* **STORED DATA**

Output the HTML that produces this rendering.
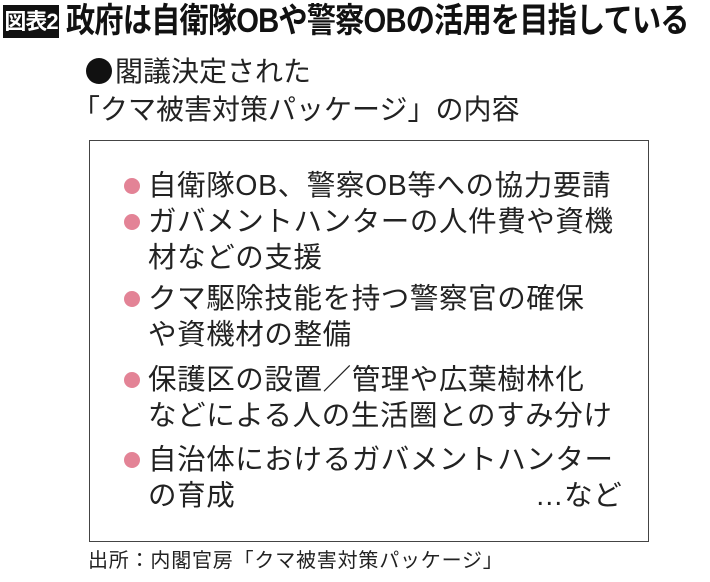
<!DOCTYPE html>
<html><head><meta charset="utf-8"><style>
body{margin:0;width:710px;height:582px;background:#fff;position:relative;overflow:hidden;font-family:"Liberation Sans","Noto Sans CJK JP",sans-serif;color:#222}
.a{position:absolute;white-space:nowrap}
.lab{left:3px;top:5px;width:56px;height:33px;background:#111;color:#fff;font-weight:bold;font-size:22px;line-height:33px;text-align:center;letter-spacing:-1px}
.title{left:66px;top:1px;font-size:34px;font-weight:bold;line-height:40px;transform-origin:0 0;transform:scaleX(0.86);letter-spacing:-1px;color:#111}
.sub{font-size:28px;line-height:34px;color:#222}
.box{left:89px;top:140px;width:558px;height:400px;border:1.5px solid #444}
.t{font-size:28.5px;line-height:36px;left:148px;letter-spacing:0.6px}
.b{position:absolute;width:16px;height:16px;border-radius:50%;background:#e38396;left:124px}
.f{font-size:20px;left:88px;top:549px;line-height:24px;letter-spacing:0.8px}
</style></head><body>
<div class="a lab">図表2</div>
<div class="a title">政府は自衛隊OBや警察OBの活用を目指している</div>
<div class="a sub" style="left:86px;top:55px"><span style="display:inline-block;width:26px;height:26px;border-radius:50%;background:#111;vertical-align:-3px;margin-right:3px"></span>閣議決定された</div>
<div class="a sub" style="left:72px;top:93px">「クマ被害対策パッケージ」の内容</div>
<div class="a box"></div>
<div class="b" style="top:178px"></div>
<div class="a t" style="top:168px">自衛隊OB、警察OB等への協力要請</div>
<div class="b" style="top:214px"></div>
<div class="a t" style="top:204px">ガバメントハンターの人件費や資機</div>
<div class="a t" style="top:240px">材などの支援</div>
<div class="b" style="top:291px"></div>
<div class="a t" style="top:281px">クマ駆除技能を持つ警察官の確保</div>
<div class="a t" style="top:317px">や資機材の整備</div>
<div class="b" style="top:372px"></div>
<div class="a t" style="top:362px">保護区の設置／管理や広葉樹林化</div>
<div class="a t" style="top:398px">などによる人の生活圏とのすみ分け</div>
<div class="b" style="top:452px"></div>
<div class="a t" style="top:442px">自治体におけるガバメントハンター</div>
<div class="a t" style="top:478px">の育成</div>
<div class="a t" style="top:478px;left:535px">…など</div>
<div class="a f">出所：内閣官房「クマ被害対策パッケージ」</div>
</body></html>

* **PROBLEM TO SOLVE**
Make an exact copy of the data, leaving its pictures out.

* **RESULT BELOW**
Output the HTML that produces this rendering.
<!DOCTYPE html>
<html><head><meta charset="utf-8"><style>
body{margin:0;width:710px;height:582px;background:#fff;position:relative;overflow:hidden;font-family:"Liberation Sans","Noto Sans CJK JP",sans-serif;color:#222}
.a{position:absolute;white-space:nowrap}
.lab{left:3px;top:5px;width:56px;height:33px;background:#111;color:#fff;font-weight:bold;font-size:22px;line-height:33px;text-align:center;letter-spacing:-1px}
.title{left:66px;top:1px;font-size:34px;font-weight:bold;line-height:40px;transform-origin:0 0;transform:scaleX(0.86);letter-spacing:-1px;color:#111}
.sub{font-size:28px;line-height:34px;color:#222}
.box{left:89px;top:140px;width:558px;height:400px;border:1.5px solid #444}
.t{font-size:28.5px;line-height:36px;left:148px;letter-spacing:0.6px}
.b{position:absolute;width:16px;height:16px;border-radius:50%;background:#e38396;left:124px}
.f{font-size:20px;left:88px;top:549px;line-height:24px;letter-spacing:0.8px}
</style></head><body>
<div class="a lab">図表2</div>
<div class="a title">政府は自衛隊OBや警察OBの活用を目指している</div>
<div class="a sub" style="left:86px;top:55px"><span style="display:inline-block;width:26px;height:26px;border-radius:50%;background:#111;vertical-align:-3px;margin-right:3px"></span>閣議決定された</div>
<div class="a sub" style="left:72px;top:93px">「クマ被害対策パッケージ」の内容</div>
<div class="a box"></div>
<div class="b" style="top:178px"></div>
<div class="a t" style="top:168px">自衛隊OB、警察OB等への協力要請</div>
<div class="b" style="top:214px"></div>
<div class="a t" style="top:204px">ガバメントハンターの人件費や資機</div>
<div class="a t" style="top:240px">材などの支援</div>
<div class="b" style="top:291px"></div>
<div class="a t" style="top:281px">クマ駆除技能を持つ警察官の確保</div>
<div class="a t" style="top:317px">や資機材の整備</div>
<div class="b" style="top:372px"></div>
<div class="a t" style="top:362px">保護区の設置／管理や広葉樹林化</div>
<div class="a t" style="top:398px">などによる人の生活圏とのすみ分け</div>
<div class="b" style="top:452px"></div>
<div class="a t" style="top:442px">自治体におけるガバメントハンター</div>
<div class="a t" style="top:478px">の育成</div>
<div class="a t" style="top:478px;left:535px">…など</div>
<div class="a f">出所：内閣官房「クマ被害対策パッケージ」</div>
</body></html>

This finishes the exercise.